The Good and Bad News from WatSan
Well, we’ve got some bad news…latrine sales have not been as high as we have hoped. Despite the positive feedback we’d gotten from the community about our role plays, this has not translated into a lot of purchases. Although we’re a bit disappointed, we knew from our research that this was going to be a tough nut to crack and we’ve continued to search for ways to improve our marketing strategy. Thus, for the past couple of weeks, we have continued to survey the community using a tool called barrier analysis. This tool, developed by Food for the Hungry, and is used to determine what barriers are keeping community members from certain behaviors.
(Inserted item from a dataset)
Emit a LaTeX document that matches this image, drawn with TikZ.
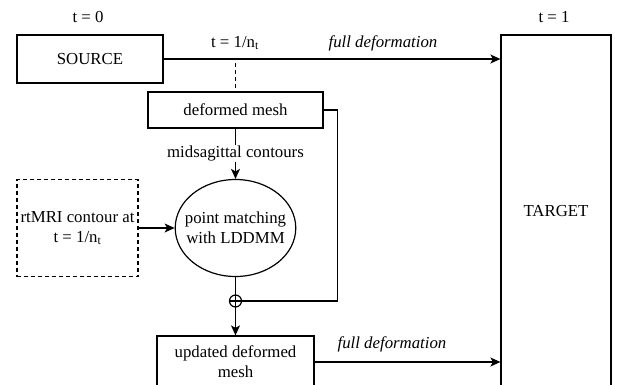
\documentclass[tikz,border=0pt]{standalone}
\usepackage{fontspec}
\setmainfont{Liberation Serif}
\usetikzlibrary{shapes.geometric,arrows.meta}
\begin{document}
\begin{tikzpicture}[x=1pt,y=-1pt,>={Stealth[length=10pt,width=9pt,inset=2.5pt]},line width=1.2pt,font=\fontsize{16.8}{20}\selectfont,
		box/.style={draw,rectangle,inner sep=0pt,align=center},
		lbl/.style={inner sep=1pt}]
	\clip (0,0) rectangle (622,384);
	% boxes
	\node[box,minimum width=146,minimum height=48] (src) at (90,59) {SOURCE};
	\node[box,minimum width=110,minimum height=353] (tgt) at (556,211.5) {TARGET};
	\node[box,minimum width=175,minimum height=36] (defm) at (235.5,110) {deformed mesh};
	\node[box,dash pattern=on 4pt off 3pt,minimum width=121,minimum height=97] (mri) at (77.5,228) {rtMRI contour at\\t = 1/n\textsubscript{t}};
	\node[draw,ellipse,inner xsep=-8pt,inner ysep=0pt,minimum width=120,minimum height=97,align=center] (lddmm) at (235.5,228) {point matching\\with LDDMM};
	\node[draw,circle,inner sep=0pt,minimum size=12] (op) at (235.5,301) {};
	\node[box,minimum width=157,minimum height=52] (upd) at (235.5,362) {updated deformed\\mesh};
	% time stamps
	\node[lbl] (t0) at (88,17) {t = 0};
	\node[lbl] (t1) at (554,17) {t = 1};
	\node[lbl] (tn) at (235,43) {t = 1/n\textsubscript{t}};
	\node[lbl] (fd1) at (383,43) {\itshape full deformation};
	\node[lbl] (fd2) at (392,344) {\itshape full deformation};
	% connectors
	\draw[->] (src.east) -- (src.east -| tgt.west);
	\draw[dash pattern=on 4pt off 3pt] ([yshift=-4]defm.north |- src.east) -- (defm.north);
	\draw[->] (defm.south) -- node[fill=white,inner sep=1pt] {midsagittal contours} (lddmm.north);
	\draw[->] (mri.east) -- (lddmm.west);
	\draw (lddmm.south) -- (op.north) -- (op.south) (op.west) -- (op.east);
	\draw (defm.east) -- ++(14,0) |- (op.east);
	\draw[->] (op.south) -- (upd.north);
	\draw[->] (upd.east) -- (upd.east -| tgt.west);
\end{tikzpicture}
\end{document}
For example, some community members may not use a latrine because they don’t believe that this behavior is effective in preventing diarrhea. We are now compiling the data from our surveys and we hope to bring new insight in order to increase sales.
However, we do have some good news. Handwashing station sales have been promising, with January and February sales totaling almost 200 sold! The handwashing station has been so popular that some people have brought in their old handwashing station which used a metal tap in order to retrofit it with our plastic tap. These metal taps are notorious for becoming leaky after several months of use, even though they cost twice as much as our plastic taps.
It’s also great to see our field officers joke around and have a great time while constructing the handwashing stations. They’ve developed a friendship among them that makes them a fun bunch to hang around. The field officers have also become more and more confident in their own construction skills. Last month, we noticed that several of the handwashing stations we made were faulty. The PVC pipe would not bond to the yellow buckets, and thus the tap would not function properly. The field officers quickly diagnosed the problem as being the fat which remained in those buckets (we reuse old cooking fat containers) not allowing the super glue to bond. After learning that lesson, the field officers only purchased buckets which had been pre-cleaned.